Mais il est difficile de totalement arrêter les centrales à charbon dans des pays où cette industrie représente nombre d'emplois, et est largement majoritaire. Les "pays émergents représentent 76,8 % de la consommation mondiale de charbon, dont la Chine pour environ la moitié", explique le FMI, il faudrait donc revoir complètement dans ces États les systèmes énergétiques en place. "Ce qu'il faut, c'est déjà que ces pays arrêtent d'ouvrir de nouvelles centrales à charbon, et donner des moyens aux pays qui en ont besoin" pour changer de cap énergétique, déclare Arnaud Gauffier.
"Par ailleurs, la fermeture précipitée et mal gérée des mines de charbon entraînerait des bouleversements économiques et sociaux, tout en augmentant le nombre de sites miniers abandonnés et contaminés dans le monde, qui continuent à émettre du méthane pendant des décennies et contribuent au réchauffement de la planète", notent les signataires de la tribune dans Le Monde.
Il est donc nécessaire de prévoir la fin de ces centrales à charbon et leur remplacement, notamment avec les énergies renouvelables.
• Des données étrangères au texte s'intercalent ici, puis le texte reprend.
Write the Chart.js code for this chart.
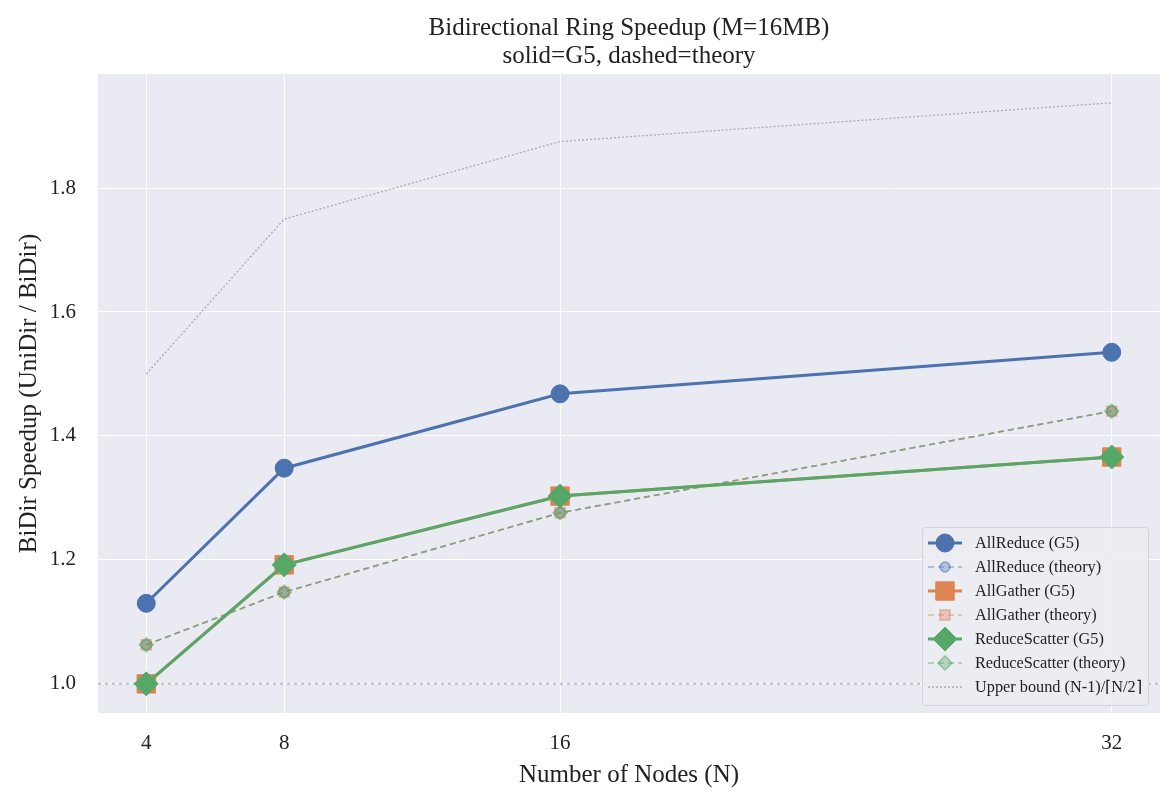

Ainsi en France, "les centrales nucléaires sont vieillissantes, donc les pannes risquent de se multiplier à l'avenir, donc le recours aux centrales au charbon aussi", si on n'agrandit pas le parc des énergies renouvelables, déclare Arnaud Gauffier.
Mais ces questions sont en train d'évoluer. "D'ici 2060, les énergies renouvelables fourniront 7 fois plus d'énergie qu'aujourd'hui", prédit ainsi l'IEA.
"Sur pratiquement tous les marchés, il est désormais moins coûteux de construire une nouvelle capacité d'énergie renouvelable que de nouvelles centrales au charbon", expliquait l'ONU en octobre dernier. "L'Agence internationale de l'énergie (AIE) a ainsi constaté que le coût de la construction de nouveaux projets d’énergie solaire est moins cher que la simple exploitation de centrales au charbon existantes dans des pays comme la Chine et l'Inde."